In 1963, Studebaker did offer a stripped down Lark that was like the Scotsman. It did have a heating system that brought in fresh air as opposed to the recirculating box that hung down under the dashboard as did the Scotsman. Also, the Lark had an automatic choke as opposed to the manual choke that was used in the Scotsman. I think that the stripped 1963 Lark may have also had electric windshield wipers. The engine was the 169 cubic inch 6, but had been converted to an overhead valve engine.
The dealer where my Dad did business had been a DeSoto/Plymouth dealer, but gave up this franchise in 1960 and picked up the Studebaker franchise, the Checker franchise and also Morris/Austin franchise. He had a brand new black, stripped 2-door Lark on the showroom floor priced at $1495 in the summer of 1963. The only brand new car that he had for less money than that was a Morris 850 (the forerunner of the Mini Cooper), and that Lark was a 6 passenger car. I would have bought the Lark, but I was in graduate school at the time and would have had to borrow $1000 and I would have wiped out the $500 I had in savings. I was earning $2000 a year as a graduate assistant at the time and a $1500 car was not in my budget.

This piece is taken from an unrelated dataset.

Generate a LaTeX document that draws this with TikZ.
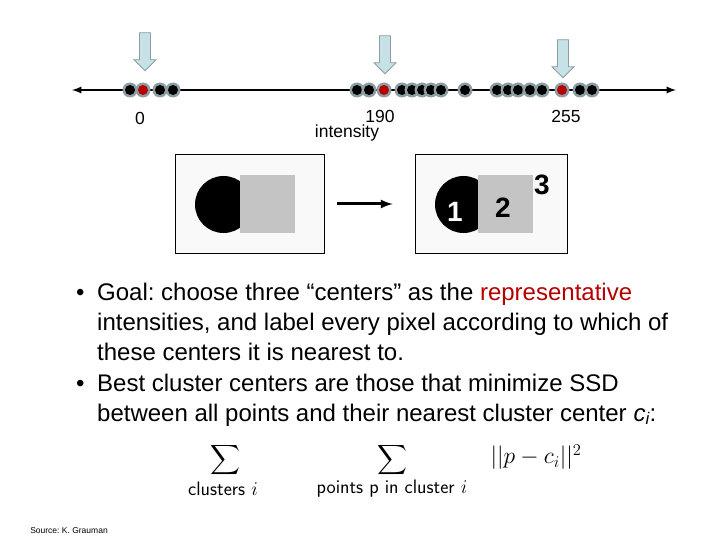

In the PC world of today, could a car company offer the “cheap” model and name it “Scotsman?” I feel sure no one would name the cheap model “Kosher” these days.

@Rod Knox–I am certain in today’s world of political correctness, the “Scotsman” name wouldn’t be acceptable. Incidentally, the best selling Studebaker Scotsman model was the station wagon. The full sized, 2 door station wagon sold for under $2000 in 1957.

Studebaker sure had some ‘interesting’ model names, like the '37 ‘Dictator’:
http://dayerses.com/data_images/posts/studebaker-dictator/studebaker-dictator-03.jpg

Regarding the $1,495 '63 Lark. That was a fair amount of money back then. The '72 Duster (no options) I got used had the window sticker in it, $1,800 new in '72. So $1,500 in '63 wasn’t real cheap.

@Triedaq Your probably right, but you can still buy “Scotch” tape which was named for the same reason…it’s makers supposed cheap ways.

Studebaker Hawk - great sounding name.
Studebaker Avanti - great looking car.